_EXERCISE AIM_.
The data below should be printed in full, exactly, and without any of its images.

_SOURCE DATA_.

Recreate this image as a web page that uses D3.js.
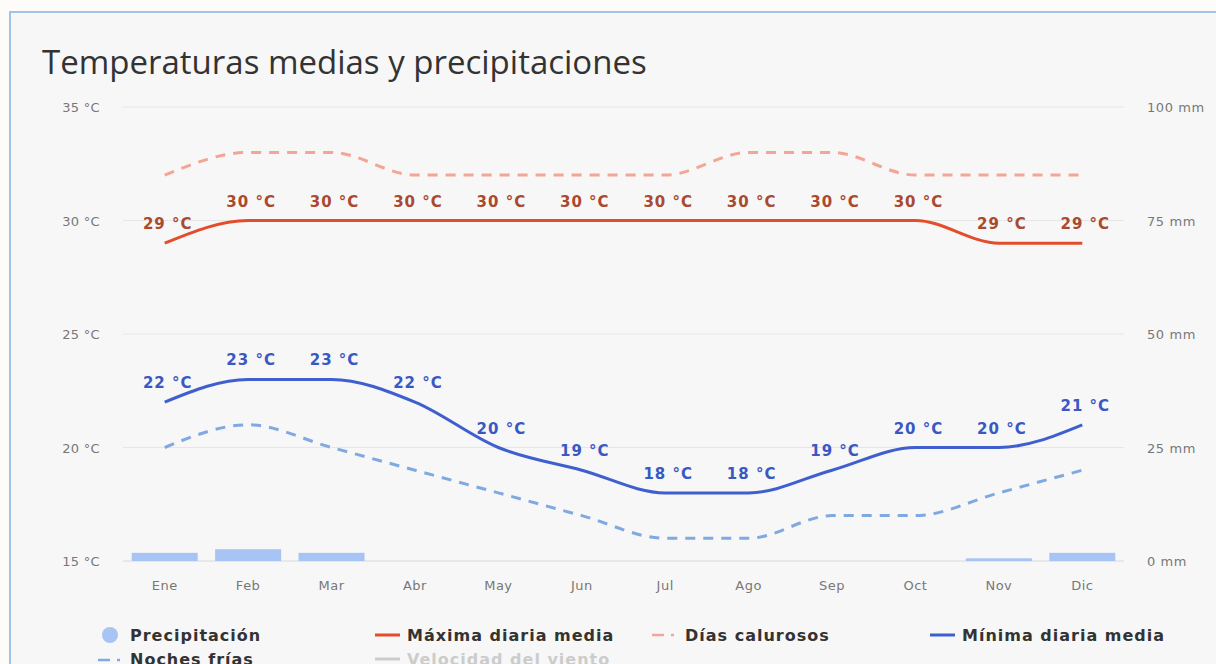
<!DOCTYPE html>
<html>
<head>
<meta charset="utf-8">
<script src="https://cdn.jsdelivr.net/npm/d3@7"></script>
<style>
  body { margin: 0; background: #fdfcf8; overflow: hidden; }
  svg { display: block; }
</style>
</head>
<body>
<div id="chart"></div>
<script>
// data
var months = ["Ene", "Feb", "Mar", "Abr", "May", "Jun", "Jul", "Ago", "Sep", "Oct", "Nov", "Dic"];
var maxTemp = [29, 30, 30, 30, 30, 30, 30, 30, 30, 30, 29, 29];
var hotDays = [32, 33, 33, 32, 32, 32, 32, 33, 33, 32, 32, 32];
var minTemp = [22, 23, 23, 22, 20, 19, 18, 18, 19, 20, 20, 21];
var coldNights = [20, 21, 20, 19, 18, 17, 16, 16, 17, 17, 18, 19];
var precip = [1.8, 2.6, 1.8, 0, 0, 0, 0, 0, 0, 0, 0.6, 1.8];
var tempTicks = [15, 20, 25, 30, 35];
var precipTicks = [0, 25, 50, 75, 100];

var W = 1216, H = 664;
var svg = d3.select("#chart").append("svg")
  .attr("width", W).attr("height", H);

// panel
svg.append("rect").attr("x", 10).attr("y", 12).attr("width", W + 50).attr("height", H)
  .attr("fill", "#f7f7f7").attr("stroke", "#9fc4e6").attr("stroke-width", 2);

svg.append("text").attr("x", 42).attr("y", 74)
  .attr("font-family", "Open Sans").attr("font-size", 33).attr("fill", "#333")
  .text("Temperaturas medias y precipitaciones");

var x = d3.scaleBand().domain(months).range([123, 1124]);
var y = d3.scaleLinear().domain([15, 35]).range([561, 107]);
var yP = d3.scaleLinear().domain([0, 100]).range([561, 107]);
var cx = function(i) { return x(months[i]) + x.bandwidth() / 2; };

// grid
svg.append("g").selectAll("line").data(tempTicks).join("line")
  .attr("x1", 123).attr("x2", 1124)
  .attr("y1", d => y(d)).attr("y2", d => y(d))
  .attr("stroke", d => d == 15 ? "#d8d8d8" : "#e6e6e6").attr("stroke-width", 1);

// left axis labels
svg.append("g").selectAll("text").data(tempTicks).join("text")
  .attr("x", 100).attr("y", d => y(d) + 5).attr("text-anchor", "end")
  .attr("font-family", "DejaVu Sans").attr("font-size", 13).attr("letter-spacing", 0.3)
  .attr("fill", "#777")
  .text(d => d + " °C");

// right axis labels
svg.append("g").selectAll("text").data(precipTicks).join("text")
  .attr("x", 1147).attr("y", d => yP(d) + 5)
  .attr("font-family", "DejaVu Sans").attr("font-size", 13).attr("letter-spacing", 0.6)
  .attr("fill", "#777")
  .text(d => d + " mm");

// month labels
svg.append("g").selectAll("text").data(months).join("text")
  .attr("x", (d, i) => cx(i)).attr("y", 590).attr("text-anchor", "middle")
  .attr("font-family", "DejaVu Sans").attr("font-size", 13).attr("letter-spacing", 0.5)
  .attr("fill", "#777")
  .text(d => d);

// precipitation bars
var bw = 66;
svg.append("g").selectAll("rect").data(precip).join("rect")
  .attr("x", (d, i) => cx(i) - bw / 2)
  .attr("y", d => yP(d))
  .attr("width", bw)
  .attr("height", d => yP(0) - yP(d))
  .attr("fill", "#a7c4f4");

var line = d3.line().x((d, i) => cx(i)).y(d => y(d)).curve(d3.curveMonotoneX);

function drawLine(data, color, width, dash) {
  svg.append("path").datum(data)
    .attr("d", line).attr("fill", "none")
    .attr("stroke", color).attr("stroke-width", width)
    .attr("stroke-dasharray", dash || null);
}

drawLine(hotDays, "#f4a595", 3, "10,8");
drawLine(coldNights, "#80a9e2", 3, "10,8");
drawLine(maxTemp, "#e44d2c", 3);
drawLine(minTemp, "#3f5fcf", 3);

function drawLabels(data, color) {
  svg.append("g").selectAll("text").data(data).join("text")
    .attr("x", (d, i) => cx(i) + 3).attr("y", d => y(d) - 14)
    .attr("text-anchor", "middle")
    .attr("font-family", "DejaVu Sans").attr("font-weight", "bold")
    .attr("font-size", 15).attr("letter-spacing", 1).attr("fill", color)
    .text(d => d + " °C");
}
drawLabels(maxTemp, "#a9492f");
drawLabels(minTemp, "#3a58c4");

// legend
var leg = svg.append("g").attr("font-family", "DejaVu Sans").attr("font-weight", "bold")
  .attr("font-size", 16).attr("letter-spacing", 1);

leg.append("circle").attr("cx", 110).attr("cy", 635).attr("r", 8).attr("fill", "#a7c4f4");
leg.append("text").attr("x", 130).attr("y", 641).attr("fill", "#333").text("Precipitación");

leg.append("line").attr("x1", 375).attr("x2", 400).attr("y1", 635).attr("y2", 635)
  .attr("stroke", "#e44d2c").attr("stroke-width", 3);
leg.append("text").attr("x", 407).attr("y", 641).attr("fill", "#333").text("Máxima diaria media");

leg.append("line").attr("x1", 652).attr("x2", 664).attr("y1", 635).attr("y2", 635)
  .attr("stroke", "#f4a595").attr("stroke-width", 2.5);
leg.append("line").attr("x1", 671).attr("x2", 674).attr("y1", 635).attr("y2", 635)
  .attr("stroke", "#f4a595").attr("stroke-width", 2.5);
leg.append("text").attr("x", 685).attr("y", 641).attr("fill", "#333").text("Días calurosos");

leg.append("line").attr("x1", 930).attr("x2", 955).attr("y1", 635).attr("y2", 635)
  .attr("stroke", "#3f5fcf").attr("stroke-width", 3);
leg.append("text").attr("x", 962).attr("y", 641).attr("fill", "#333").text("Mínima diaria media");

leg.append("line").attr("x1", 98).attr("x2", 110).attr("y1", 660).attr("y2", 660)
  .attr("stroke", "#80a9e2").attr("stroke-width", 2.5);
leg.append("line").attr("x1", 117).attr("x2", 120).attr("y1", 660).attr("y2", 660)
  .attr("stroke", "#80a9e2").attr("stroke-width", 2.5);
leg.append("text").attr("x", 130).attr("y", 665).attr("fill", "#333").text("Noches frías");

leg.append("line").attr("x1", 375).attr("x2", 400).attr("y1", 659).attr("y2", 659)
  .attr("stroke", "#cccccc").attr("stroke-width", 3);
leg.append("text").attr("x", 407).attr("y", 665).attr("fill", "#cccccc").text("Velocidad del viento");
</script>
</body>
</html>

_COMPLETE ANSWER_.
Recreate this image as a web page that uses D3.js.
<!DOCTYPE html>
<html>
<head>
<meta charset="utf-8">
<script src="https://cdn.jsdelivr.net/npm/d3@7"></script>
<style>
  body { margin: 0; background: #fdfcf8; overflow: hidden; }
  svg { display: block; }
</style>
</head>
<body>
<div id="chart"></div>
<script>
// data
var months = ["Ene", "Feb", "Mar", "Abr", "May", "Jun", "Jul", "Ago", "Sep", "Oct", "Nov", "Dic"];
var maxTemp = [29, 30, 30, 30, 30, 30, 30, 30, 30, 30, 29, 29];
var hotDays = [32, 33, 33, 32, 32, 32, 32, 33, 33, 32, 32, 32];
var minTemp = [22, 23, 23, 22, 20, 19, 18, 18, 19, 20, 20, 21];
var coldNights = [20, 21, 20, 19, 18, 17, 16, 16, 17, 17, 18, 19];
var precip = [1.8, 2.6, 1.8, 0, 0, 0, 0, 0, 0, 0, 0.6, 1.8];
var tempTicks = [15, 20, 25, 30, 35];
var precipTicks = [0, 25, 50, 75, 100];

var W = 1216, H = 664;
var svg = d3.select("#chart").append("svg")
  .attr("width", W).attr("height", H);

// panel
svg.append("rect").attr("x", 10).attr("y", 12).attr("width", W + 50).attr("height", H)
  .attr("fill", "#f7f7f7").attr("stroke", "#9fc4e6").attr("stroke-width", 2);

svg.append("text").attr("x", 42).attr("y", 74)
  .attr("font-family", "Open Sans").attr("font-size", 33).attr("fill", "#333")
  .text("Temperaturas medias y precipitaciones");

var x = d3.scaleBand().domain(months).range([123, 1124]);
var y = d3.scaleLinear().domain([15, 35]).range([561, 107]);
var yP = d3.scaleLinear().domain([0, 100]).range([561, 107]);
var cx = function(i) { return x(months[i]) + x.bandwidth() / 2; };

// grid
svg.append("g").selectAll("line").data(tempTicks).join("line")
  .attr("x1", 123).attr("x2", 1124)
  .attr("y1", d => y(d)).attr("y2", d => y(d))
  .attr("stroke", d => d == 15 ? "#d8d8d8" : "#e6e6e6").attr("stroke-width", 1);

// left axis labels
svg.append("g").selectAll("text").data(tempTicks).join("text")
  .attr("x", 100).attr("y", d => y(d) + 5).attr("text-anchor", "end")
  .attr("font-family", "DejaVu Sans").attr("font-size", 13).attr("letter-spacing", 0.3)
  .attr("fill", "#777")
  .text(d => d + " °C");

// right axis labels
svg.append("g").selectAll("text").data(precipTicks).join("text")
  .attr("x", 1147).attr("y", d => yP(d) + 5)
  .attr("font-family", "DejaVu Sans").attr("font-size", 13).attr("letter-spacing", 0.6)
  .attr("fill", "#777")
  .text(d => d + " mm");

// month labels
svg.append("g").selectAll("text").data(months).join("text")
  .attr("x", (d, i) => cx(i)).attr("y", 590).attr("text-anchor", "middle")
  .attr("font-family", "DejaVu Sans").attr("font-size", 13).attr("letter-spacing", 0.5)
  .attr("fill", "#777")
  .text(d => d);

// precipitation bars
var bw = 66;
svg.append("g").selectAll("rect").data(precip).join("rect")
  .attr("x", (d, i) => cx(i) - bw / 2)
  .attr("y", d => yP(d))
  .attr("width", bw)
  .attr("height", d => yP(0) - yP(d))
  .attr("fill", "#a7c4f4");

var line = d3.line().x((d, i) => cx(i)).y(d => y(d)).curve(d3.curveMonotoneX);

function drawLine(data, color, width, dash) {
  svg.append("path").datum(data)
    .attr("d", line).attr("fill", "none")
    .attr("stroke", color).attr("stroke-width", width)
    .attr("stroke-dasharray", dash || null);
}

drawLine(hotDays, "#f4a595", 3, "10,8");
drawLine(coldNights, "#80a9e2", 3, "10,8");
drawLine(maxTemp, "#e44d2c", 3);
drawLine(minTemp, "#3f5fcf", 3);

function drawLabels(data, color) {
  svg.append("g").selectAll("text").data(data).join("text")
    .attr("x", (d, i) => cx(i) + 3).attr("y", d => y(d) - 14)
    .attr("text-anchor", "middle")
    .attr("font-family", "DejaVu Sans").attr("font-weight", "bold")
    .attr("font-size", 15).attr("letter-spacing", 1).attr("fill", color)
    .text(d => d + " °C");
}
drawLabels(maxTemp, "#a9492f");
drawLabels(minTemp, "#3a58c4");

// legend
var leg = svg.append("g").attr("font-family", "DejaVu Sans").attr("font-weight", "bold")
  .attr("font-size", 16).attr("letter-spacing", 1);

leg.append("circle").attr("cx", 110).attr("cy", 635).attr("r", 8).attr("fill", "#a7c4f4");
leg.append("text").attr("x", 130).attr("y", 641).attr("fill", "#333").text("Precipitación");

leg.append("line").attr("x1", 375).attr("x2", 400).attr("y1", 635).attr("y2", 635)
  .attr("stroke", "#e44d2c").attr("stroke-width", 3);
leg.append("text").attr("x", 407).attr("y", 641).attr("fill", "#333").text("Máxima diaria media");

leg.append("line").attr("x1", 652).attr("x2", 664).attr("y1", 635).attr("y2", 635)
  .attr("stroke", "#f4a595").attr("stroke-width", 2.5);
leg.append("line").attr("x1", 671).attr("x2", 674).attr("y1", 635).attr("y2", 635)
  .attr("stroke", "#f4a595").attr("stroke-width", 2.5);
leg.append("text").attr("x", 685).attr("y", 641).attr("fill", "#333").text("Días calurosos");

leg.append("line").attr("x1", 930).attr("x2", 955).attr("y1", 635).attr("y2", 635)
  .attr("stroke", "#3f5fcf").attr("stroke-width", 3);
leg.append("text").attr("x", 962).attr("y", 641).attr("fill", "#333").text("Mínima diaria media");

leg.append("line").attr("x1", 98).attr("x2", 110).attr("y1", 660).attr("y2", 660)
  .attr("stroke", "#80a9e2").attr("stroke-width", 2.5);
leg.append("line").attr("x1", 117).attr("x2", 120).attr("y1", 660).attr("y2", 660)
  .attr("stroke", "#80a9e2").attr("stroke-width", 2.5);
leg.append("text").attr("x", 130).attr("y", 665).attr("fill", "#333").text("Noches frías");

leg.append("line").attr("x1", 375).attr("x2", 400).attr("y1", 659).attr("y2", 659)
  .attr("stroke", "#cccccc").attr("stroke-width", 3);
leg.append("text").attr("x", 407).attr("y", 665).attr("fill", "#cccccc").text("Velocidad del viento");
</script>
</body>
</html>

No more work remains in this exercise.